I’ve spent hours hunting all over the net for software that will convert my HMTL pages to something that will fit in a database. The reason? I want to convert my web site to PHP and mySQL and that requires taking my current pages and converting them to a form that can be read by a database such as Excel, Access, or mySQL. With more than 500 pages on our web site, stripping the codes and putting in tabs, commas or recognizable code for databases to understand for import is an incredibly time consuming effort doing it one page at a time. Ugh.
The first few hours were spent trying to find the terminology for the process of converting, importing, changing, migrating, or just fixing HMTL to make it recognizable by a database program. I tried “convert HMTL to php” and “convert HTML to mysql” with little success. I dug through hundreds of pages that gave me more than I wanted to know about how to generate HTML pages with PHP and mySQL but nothing on getting the HTML into mySQL.
Finally I stumbled upon the phrase “convert HTML to database”. That brought me more possibilities, but unfortunately, as with a lot of the Internet, the suggestions were more appropriate for those using Windows 3.11 or Windows 95 than newer software and the links were dead.
I did stumble upon one site that specializes in file conversion software called Intelligent Converters but they only can help turn database information into something else like pdf, html, and other database program information.
I found an amazing site called GetaFreelancer.com. I stumbled on it because a company was looking for someone to convert a web site’s 200 pages to a database setup. They had dozens of people and companies willing to bid on the job. The account was closed so I assume they hired someone, but this is really worth a further look at…later, when I have time.

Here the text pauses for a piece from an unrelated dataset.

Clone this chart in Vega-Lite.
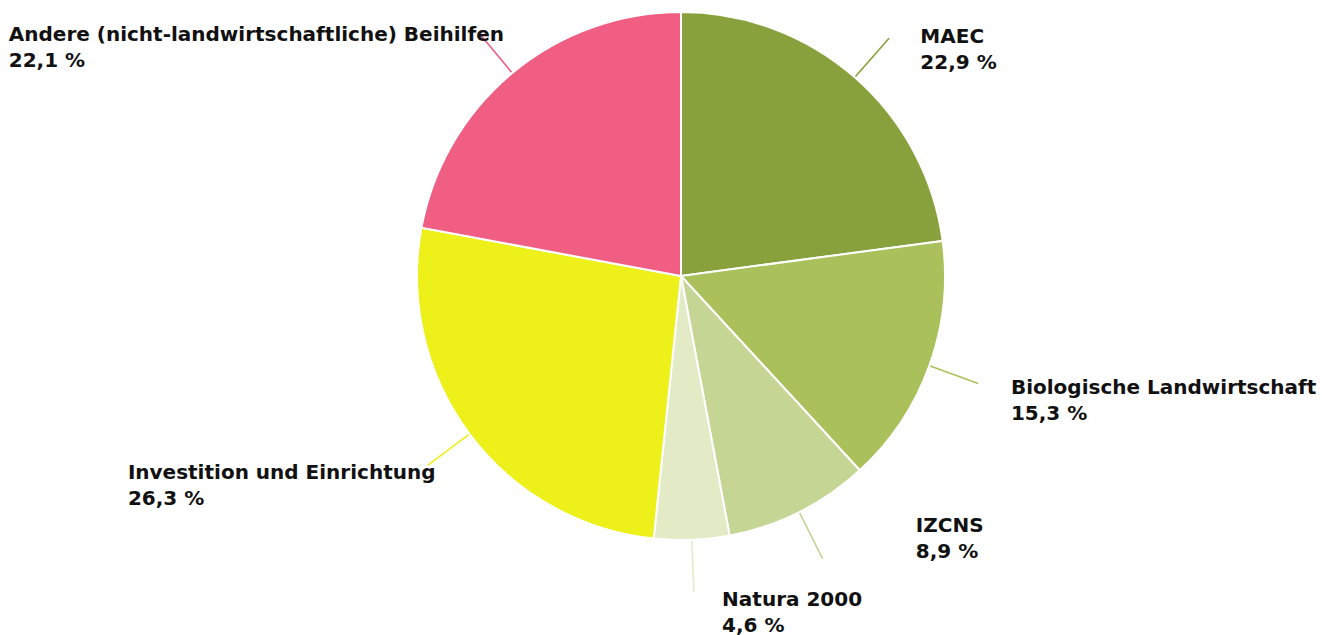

Continuing to plug away at this – more determined to spend time hunting for a quick solution than actually spending hours on end copying and pasting from more than 500 web pages – I finally found some possibilities. I will give them a try over the next few days and report back.
FileChicken.com , a funny name but interesting site. It listed a bunch of HTML conversion programs available for downloading including programs for converting HTML to and from other things. But as soon as I found that page, the rest of the site started not functioning. PHP errors everywhere. Luckily I was able to get to the home page of one of the software developers and download a program from there.
Here are some others:
- Nirsoft’s HTML as Text
- Jafsoft’s Detagger
- Hixus’s HTML to PHP converter
- Arigola HMTL2PHP Converter – Very overblown ad page – in order to download you have to send email address to get link and “subscribe” to emails from them.
- Tipsntutorials has a php script for stripping HTML code from documents
According to several sites, “converting your current html to php is easier done than said”. They recommend several things.
- Slip PHP in Where Needed
- Change your page name extensions to php (and where is a batch program that will do that, huh?) and then slap in php code around your current html code and you have php. I assume you will then add php content and database information as your site grows, or you slowly change things over. This idea is a nice one but doesn’t answer my specific needs. It is more of a “get by” process.
- Change Your .htacess File to Recognize HTML as PHP
- Once you start changing your file extensions, broken and dead link hell appears. Links from inside and outside your web site become lost and broken, crippling your site. Yet, it seems that PHP can recognized HTML files if it is told to do so. SpiderPro offered a step-by-step process to explain how to change your .htaccess file to recognize all HTML extensions as PHP, as do Webmasterworld Forum discussion on PHP Server Side Scripting, Virtualvenus WIKI information on converting to PHP, and an article about understanding Apache Servers and Redirects , explanations for Apache on addtype.
Basically, it means adding the following two lines to your .htaccess file:
AddType application/x-httpd-php .php .php3 .phtml .html
AddHandler x-httpd-php .html
Do this at your own risk. Server must be Apache and handle mod-rewrites.
So I’ll keep working on all of this and let you know if I survive the transformation from HTML to PHP.